Quest’anno il conto è balzato a 3,3 miliardi (di cui 3 miliardi di spesa corrente) e, secondo alcune stime conservative, potrebbe attestarsi su un livello simile anche per il 2016. Gli stessi Tecnici di Via XX Settembre, però, mettono nero su bianco nel Documento programmatico di bilancio inviato alla Ue il 15 ottobre, anche le ipotesi di spesa nel caso di uno scenario in peggioramento. Se invece di ridursi il flusso di immigrati dovesse intensificarsi, non in maniera drammatica, ma semplicemente seguendo la curva di crescita che si è verificata tra il 2014 e il 2015, il ministero prevede che la spesa possa salire fino ai 3,99 miliardi. Una mazzata che praticamente vale quanto l’abolizione della Tasi sulla prima casa.

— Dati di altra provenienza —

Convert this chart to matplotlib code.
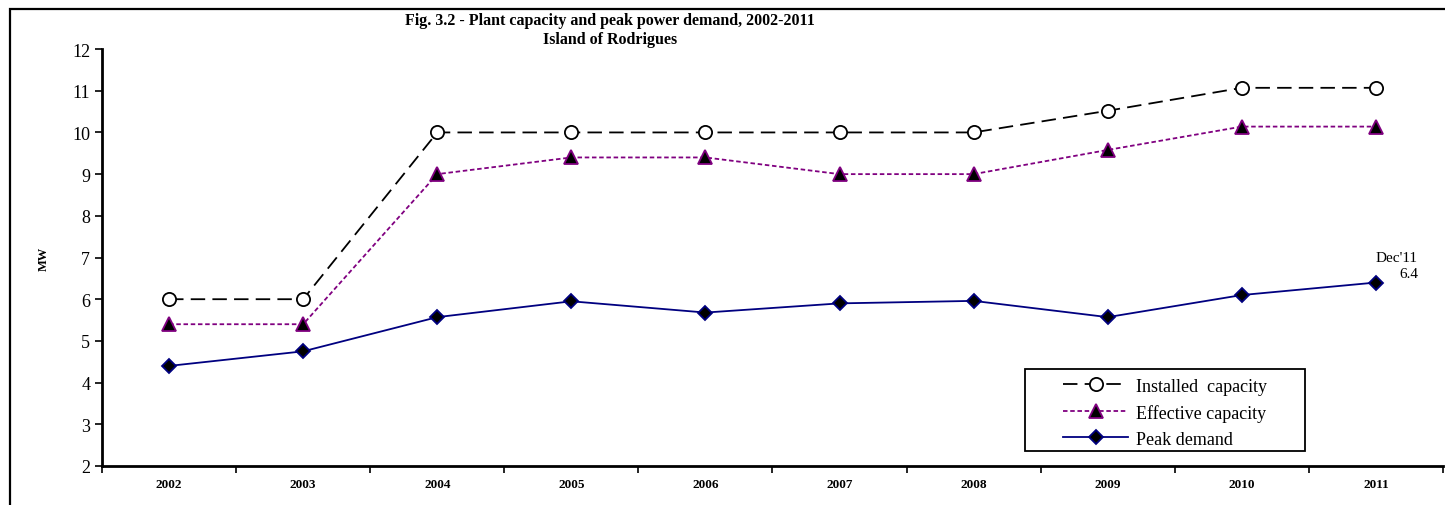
import numpy as np
import matplotlib.pyplot as plt
from matplotlib.patches import Rectangle

plt.rcParams['font.family'] = ['Liberation Serif', 'DejaVu Serif']

years = ['2002', '2003', '2004', '2005', '2006', '2007', '2008', '2009', '2010', '2011']
installed = [6.0, 6.0, 10.0, 10.0, 10.0, 10.0, 10.0, 10.52, 11.07, 11.07]
effective = [5.4, 5.4, 9.0, 9.4, 9.4, 9.0, 9.0, 9.58, 10.14, 10.14]
peak = [4.4, 4.75, 5.57, 5.95, 5.68, 5.9, 5.96, 5.57, 6.1, 6.4]
yticks = [2, 3, 4, 5, 6, 7, 8, 9, 10, 11, 12]

x = np.arange(len(years))

fig = plt.figure(figsize=(14.45, 5.06), dpi=100)
ax = fig.add_axes([0.0706, 0.0771, 0.928, 0.824])

ax.plot(x, installed, color='black', lw=1.3, dashes=(8, 4),
        marker='o', ms=9.5, mfc='white', mec='black', mew=1.3,
        label='Installed  capacity')
ax.plot(x, effective, color='#800080', lw=1.3, dashes=(2.5, 1.5),
        marker='^', ms=9.5, mfc='black', mec='#800080', mew=1.3,
        label='Effective capacity')
ax.plot(x, peak, color='#000080', lw=1.3,
        marker='D', ms=7.5, mfc='black', mec='#000080', mew=1.3,
        label='Peak demand')

ax.annotate("Dec'11\n6.4", xy=(x[-1], peak[-1]), xytext=(0, 2),
            textcoords='offset points', ha='left', va='bottom',
            fontsize=11, multialignment='right', linespacing=1.3)

ax.set_xlim(-0.5, len(years) - 0.5)
ax.set_ylim(2, 12)
ax.set_yticks(yticks)
ax.tick_params(axis='y', labelsize=13, direction='out', length=5, width=1.2)

ax.set_xticks(np.arange(len(years) + 1) - 0.5)
ax.set_xticklabels([])
ax.set_xticks(x, minor=True)
ax.set_xticklabels(years, minor=True, fontsize=9.5, fontweight='bold')
ax.tick_params(axis='x', which='major', direction='out', length=5, width=1.2)
ax.tick_params(axis='x', which='minor', length=0, pad=9)

for s in ['top', 'right']:
    ax.spines[s].set_visible(False)
for s in ['left', 'bottom']:
    ax.spines[s].set_linewidth(2)

ax.set_ylabel('MW', fontsize=9, fontweight='bold', labelpad=16)

ax.legend(loc='center left', bbox_to_anchor=(0.717, 0.128), fontsize=13,
          frameon=False, handlelength=3.6, handletextpad=0.4,
          borderpad=0, borderaxespad=0, labelspacing=0.5)
ax.add_patch(Rectangle((0.688, 0.036), 0.209, 0.197, transform=ax.transAxes,
                       fill=False, edgecolor='black', lw=1.3, clip_on=False))

fig.text(0.422, 0.975, 'Fig. 3.2 - Plant capacity and peak power demand, 2002-2011\nIsland of Rodrigues',
         ha='center', va='top', fontsize=11.5, fontweight='bold', linespacing=1.3)

fig.add_artist(Rectangle((10 / 1445, -0.2), 1.2, 1.2 - 10 / 506, transform=fig.transFigure,
                         fill=False, edgecolor='black', lw=1.6, clip_on=False))

fig.savefig('out.png', dpi=100)
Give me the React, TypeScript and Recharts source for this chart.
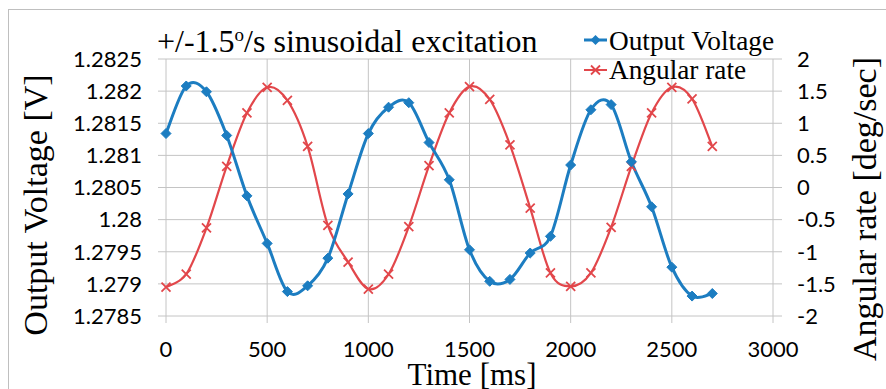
import React from 'react';
import { LineChart, Line, XAxis, YAxis, CartesianGrid, Customized } from 'recharts';

// sample times in ms
const TIME = [0, 100, 200, 300, 400, 500, 600, 700, 800, 900, 1000, 1100, 1200, 1300,
  1400, 1500, 1600, 1700, 1800, 1900, 2000, 2100, 2200, 2300, 2400, 2500, 2600, 2700];

// Output Voltage [V] (left axis)
const VOLTAGE = [1.28134, 1.28208, 1.28199, 1.28131, 1.28037, 1.27963, 1.27888, 1.27897,
  1.2794, 1.2804, 1.28134, 1.28175, 1.28182, 1.2812, 1.28062, 1.27953, 1.27904, 1.27907,
  1.27948, 1.27974, 1.28085, 1.28171, 1.28179, 1.2809, 1.2802, 1.27926, 1.27881, 1.27885];

// Angular rate [deg/sec] (right axis)
const RATE = [-1.55, -1.35, -0.63, 0.33, 1.16, 1.56, 1.355, 0.64, -0.59, -1.16, -1.58, -1.35,
  -0.61, 0.34, 1.16, 1.57, 1.37, 0.665, -0.32, -1.33, -1.54, -1.33, -0.62, 0.33, 1.16, 1.56,
  1.38, 0.64];

const X_TICKS = [0, 500, 1000, 1500, 2000, 2500, 3000];
const V_TICKS = [1.2785, 1.279, 1.2795, 1.28, 1.2805, 1.281, 1.2815, 1.282, 1.2825];
const R_TICKS = [-2, -1.5, -1, -0.5, 0, 0.5, 1, 1.5, 2];

const BLUE = '#1c7dc1';
const RED = '#e2474b';
const GRID = '#c4c4c4';
const SERIF = '"Liberation Serif", "Times New Roman", serif';
const TICK_FONT = { fontFamily: 'Lato, sans-serif', fontSize: 22, fill: '#000' };

const data = TIME.map((t, i) => ({ t, voltage: VOLTAGE[i], rate: RATE[i] }));

// Excel-like smoothed line (Catmull-Rom through the points)
const smooth = (context: any) => {
  let pts: number[][] = [];
  return {
    areaStart() {},
    areaEnd() {},
    lineStart() { pts = []; },
    point(x: number, y: number) { pts.push([+x, +y]); },
    lineEnd() {
      if (!pts.length) return;
      context.moveTo(pts[0][0], pts[0][1]);
      for (let i = 0; i < pts.length - 1; i++) {
        const p0 = pts[i - 1] || pts[i];
        const p1 = pts[i];
        const p2 = pts[i + 1];
        const p3 = pts[i + 2] || pts[i + 1];
        context.bezierCurveTo(
          p1[0] + (p2[0] - p0[0]) / 6, p1[1] + (p2[1] - p0[1]) / 6,
          p2[0] - (p3[0] - p1[0]) / 6, p2[1] - (p3[1] - p1[1]) / 6,
          p2[0], p2[1]
        );
      }
    },
  };
};

const diamondPath = (cx: number, cy: number, r: number) =>
  `M${cx},${cy - r}L${cx + r},${cy}L${cx},${cy + r}L${cx - r},${cy}Z`;

const crossPath = (cx: number, cy: number, r: number) =>
  `M${cx - r},${cy - r}L${cx + r},${cy + r}M${cx - r},${cy + r}L${cx + r},${cy - r}`;

const DiamondDot = (props: any) => {
  const { cx, cy, index } = props;
  if (cx == null || cy == null) return <g key={index} />;
  return <path key={index} d={diamondPath(cx, cy, 5)} fill={BLUE} stroke={BLUE} strokeWidth={1} />;
};

const CrossDot = (props: any) => {
  const { cx, cy, index } = props;
  if (cx == null || cy == null) return <g key={index} />;
  return <path key={index} d={crossPath(cx, cy, 4.5)} fill="none" stroke={RED} strokeWidth={1.8} />;
};

const Overlay = () => (
  <g>
    <rect x={8.5} y={9.5} width={900} height={400} fill="none" stroke="#bfbfbf" />
    <text x={157} y={52} fontFamily={SERIF} fontSize={32} fill="#000">
      +/-1.5<tspan dy={-11} fontSize={19}>o</tspan><tspan dy={11}>/s sinusoidal excitation</tspan>
    </text>
    <line x1={584} y1={40} x2={607} y2={40} stroke={BLUE} strokeWidth={3} />
    <path d={diamondPath(595.5, 40, 5)} fill={BLUE} />
    <text x={609} y={50} fontFamily={SERIF} fontSize={27.3} fill="#000">Output Voltage</text>
    <line x1={584} y1={70} x2={607} y2={70} stroke={RED} strokeWidth={2} />
    <path d={crossPath(595.5, 70, 4.5)} stroke={RED} strokeWidth={1.8} fill="none" />
    <text x={609} y={79} fontFamily={SERIF} fontSize={27.3} fill="#000">Angular rate</text>
    <text transform="translate(47,205) rotate(-90)" textAnchor="middle" fontFamily={SERIF} fontSize={34} fill="#000">
      Output Voltage [V]
    </text>
    <text transform="translate(876,209) rotate(-90)" textAnchor="middle" fontFamily={SERIF} fontSize={34} fill="#000">
      Angular rate [deg/sec]
    </text>
    <text x={472} y={385} textAnchor="middle" fontFamily={SERIF} fontSize={31} fill="#000">
      Time [ms]
    </text>
  </g>
);

export default function App() {
  return (
    <div style={{ position: 'absolute', left: 0, top: 0, width: 886, height: 389, background: '#fff' }}>
      <LineChart width={886} height={389} data={data} margin={{ top: 59, right: 0, bottom: 0, left: 0 }}>
        <Customized component={Overlay} />
        <CartesianGrid yAxisId="left" stroke={GRID} strokeWidth={1} />
        <XAxis
          dataKey="t"
          type="number"
          domain={[0, 3000]}
          ticks={X_TICKS}
          height={73}
          axisLine={false}
          tickLine={{ stroke: GRID }}
          tickSize={7}
          tickMargin={18}
          tick={TICK_FONT}
          interval={0}
        />
        <YAxis
          yAxisId="left"
          orientation="left"
          domain={[1.2785, 1.2825]}
          ticks={V_TICKS}
          width={166}
          axisLine={false}
          tickLine={{ stroke: GRID }}
          tickSize={8}
          tickMargin={16}
          tick={TICK_FONT}
          interval={0}
        />
        <YAxis
          yAxisId="right"
          orientation="right"
          domain={[-2, 2]}
          ticks={R_TICKS}
          width={113}
          axisLine={false}
          tickLine={{ stroke: GRID }}
          tickSize={9}
          tickMargin={15}
          tick={TICK_FONT}
          interval={0}
        />
        <Line
          yAxisId="right"
          dataKey="rate"
          type={smooth as any}
          stroke={RED}
          strokeWidth={2.2}
          dot={CrossDot}
          activeDot={false}
          isAnimationActive={false}
        />
        <Line
          yAxisId="left"
          dataKey="voltage"
          type={smooth as any}
          stroke={BLUE}
          strokeWidth={3}
          dot={DiamondDot}
          activeDot={false}
          isAnimationActive={false}
        />
      </LineChart>
    </div>
  );
}
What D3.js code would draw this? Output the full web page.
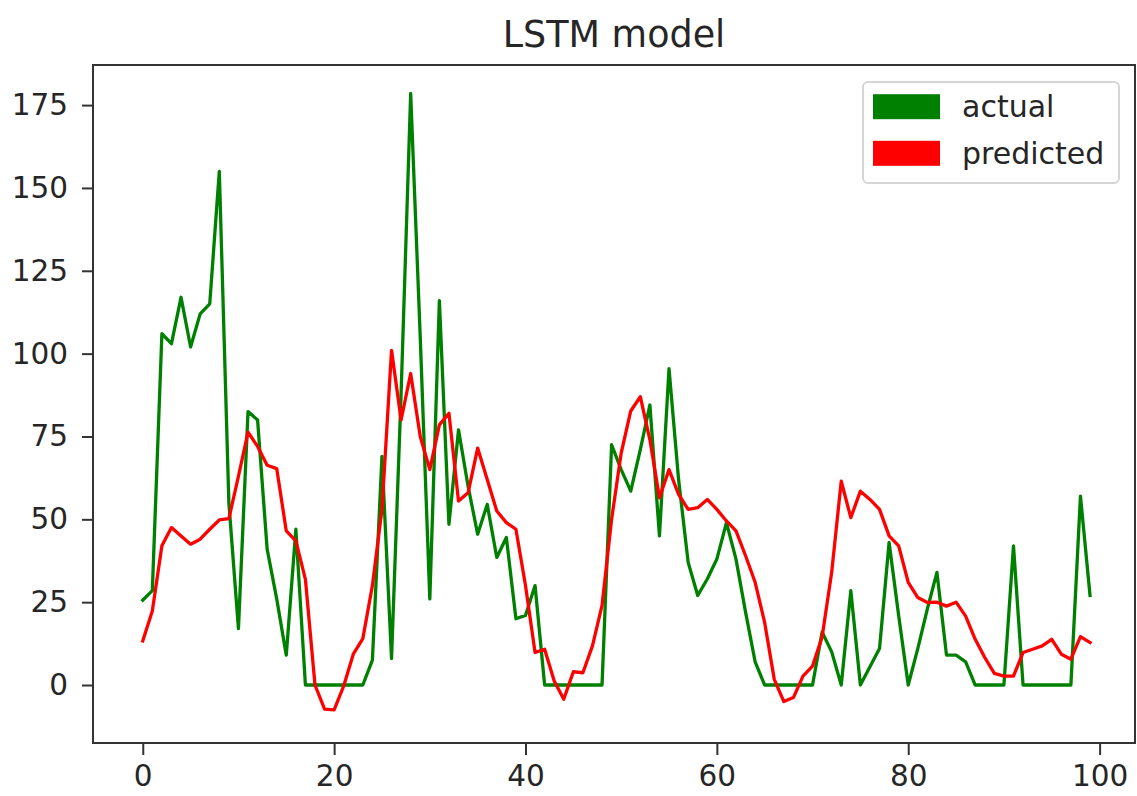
<!DOCTYPE html>
<html>
<head>
<meta charset="utf-8">
<script src="https://cdn.jsdelivr.net/npm/d3@7"></script>
<style>
  html, body { margin: 0; padding: 0; background: #fff; }
  svg { display: block; }
  text { font-family: "DejaVu Sans", sans-serif; }
</style>
</head>
<body>
<svg id="chart" width="1137" height="796"></svg>
<script>
const titleText = "LSTM model";
const seriesNames = ["actual", "predicted"];
const seriesColors = ["#008000", "#ff0000"];

const actual = [
  25.6, 28.5, 106, 103, 117, 102, 112, 115, 155, 55,
  17, 82.5, 80, 41, 26, 9, 47, 0, 0, 0,
  0, 0, 0, 0, 7.5, 69, 8, 88, 178.5, 105,
  26, 116, 48.5, 77, 60, 45.5, 54.5, 38.5, 44.5, 20,
  21, 30, 0, 0, 0, 0, 0, 0, 0, 72.5,
  65, 58.5, 71, 84.5, 45, 95.5, 62, 37, 27, 32,
  38, 49, 38, 22, 7, 0, 0, 0, 0, 0,
  0, 16, 10, 0, 28.5, 0, 5.5, 11, 43, 21,
  0, 11, 23, 34, 9, 9, 7, 0, 0, 0,
  0, 42, 0, 0, 0, 0, 0, 0, 57, 27
];

const predicted = [
  13.3, 22.3, 42, 47.5, 45, 42.5, 44, 47, 49.8, 50.2,
  63, 76.3, 72, 66.3, 65.3, 46.5, 43.5, 31.9, 0, -7.3,
  -7.5, -0.3, 9.3, 14, 30, 53, 101, 80, 94, 75,
  65, 78.5, 82, 55.5, 58, 71.5, 62, 52.5, 49, 47,
  30, 9.8, 10.8, 1.2, -4.3, 4, 3.7, 11.8, 24, 50,
  70, 82.7, 87, 74, 56.5, 65, 57.5, 53, 53.5, 56,
  53, 49.5, 46.5, 39, 31, 18.8, 1.7, -5, -3.8, 2.7,
  5.7, 14.5, 34, 61.5, 50.5, 58.5, 56, 53, 45, 42,
  31, 26.4, 24.9, 25, 23.8, 25, 20.8, 13.8, 8.3, 3.5,
  2.7, 2.7, 9.8, 10.8, 11.8, 13.8, 9.3, 7.8, 14.6, 12.8
];

const xTicks = [0, 20, 40, 60, 80, 100];
const yTicks = [0, 25, 50, 75, 100, 125, 150, 175];

const box = { left: 93, right: 1135, top: 65, bottom: 743 };
const svg = d3.select("#chart");

const x = d3.scaleLinear().domain([-5.2, 103.7]).range([box.left, box.right]);
const y = d3.scaleLinear().domain([-17.5, 187.1]).range([box.bottom, box.top]);

// Lines
const line = d3.line().x((d, i) => x(i)).y(d => y(d));
const plot = svg.append("g");
[actual, predicted].forEach((s, k) => {
  plot.append("path")
    .datum(s)
    .attr("fill", "none")
    .attr("stroke", seriesColors[k])
    .attr("stroke-width", 3.3)
    .attr("stroke-linejoin", "round")
    .attr("stroke-linecap", "square")
    .attr("d", line);
});

// Axes
const xAxis = d3.axisBottom(x).tickValues(xTicks).tickSize(12).tickPadding(10).tickFormat(d3.format("d"));
const yAxis = d3.axisLeft(y).tickValues(yTicks).tickSize(11).tickPadding(14).tickFormat(d3.format("d"));

const gx = svg.append("g").attr("transform", `translate(0,${box.bottom})`).call(xAxis);
const gy = svg.append("g").attr("transform", `translate(${box.left},0)`).call(yAxis);
[gx, gy].forEach(g => {
  g.select(".domain").remove();
  g.selectAll(".tick line").attr("stroke", "#333").attr("stroke-width", 2);
  g.selectAll(".tick text").attr("fill", "#262626").style("font-size", "29.5px").style("font-family", "DejaVu Sans");
});

// Spines
svg.append("rect")
  .attr("x", box.left).attr("y", box.top)
  .attr("width", box.right - box.left).attr("height", box.bottom - box.top)
  .attr("fill", "none").attr("stroke", "#333").attr("stroke-width", 2);

// Title
svg.append("text")
  .attr("x", (box.left + box.right) / 2)
  .attr("y", 47)
  .attr("text-anchor", "middle")
  .attr("fill", "#262626")
  .style("font-size", "36.5px")
  .text(titleText);

// Legend
const lg = svg.append("g");
lg.append("rect")
  .attr("x", 863).attr("y", 82).attr("width", 256).attr("height", 101)
  .attr("rx", 5).attr("ry", 5)
  .attr("fill", "#fff").attr("fill-opacity", 0.8)
  .attr("stroke", "#d5d5d5").attr("stroke-width", 2);
seriesNames.forEach((name, k) => {
  const cy = 106.7 + k * 46.6;
  lg.append("rect")
    .attr("x", 873).attr("y", cy - 12.5).attr("width", 67).attr("height", 25)
    .attr("fill", seriesColors[k]);
  lg.append("text")
    .attr("x", 962).attr("y", cy)
    .attr("dominant-baseline", "central")
    .attr("fill", "#262626")
    .style("font-size", "30px")
    .text(name);
});
</script>
</body>
</html>
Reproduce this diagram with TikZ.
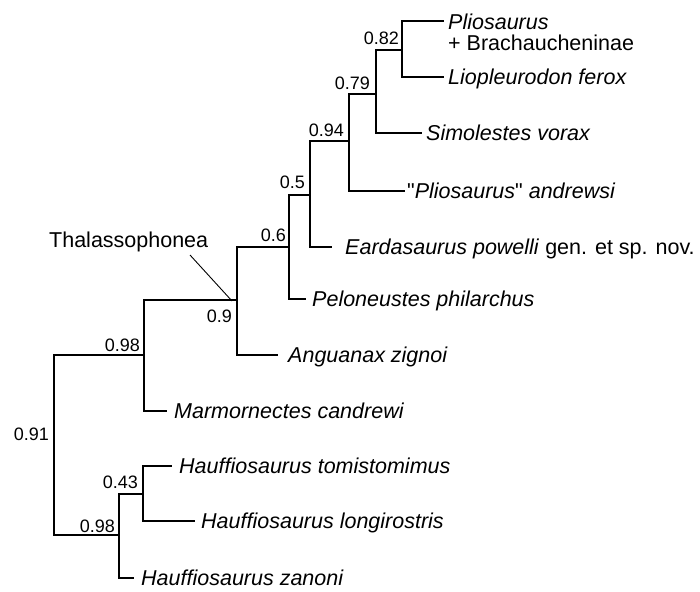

E fa impallidire nel confronto con le cifre che invece vengono destinate ad aiutare i contribuenti più in difficoltà. Per il contrasto alla povertà e all’esclusione sociale, ad esempio, la legge di stabilità stanzia per il 2016 solo 600 milioni. Che fortunatamente si vanno ad aggiungere a risorse preesistenti per arrivare a 1,5 miliardi complessivi.

Nel dettaglio, la quota più significativa della spesa «riguarda le strutture di accoglienza, in genere oltre il 50% del totale, e in secondo luogo i soccorsi in mare, tra il 25 e il 30%». Il resto è rappresentato dai costi derivanti dalle «cure ricevute nel servizio sanitario nazionale e dell’istruzione per i migranti che entrano per la prima volta in Italia». La lista della spesa sarebbe anche più alta se si conteggiassero gli oneri indiretti, che però «non sono calcolabili», dell’integrazione  degli immigrati nel tessuto economico e sociale del Paese.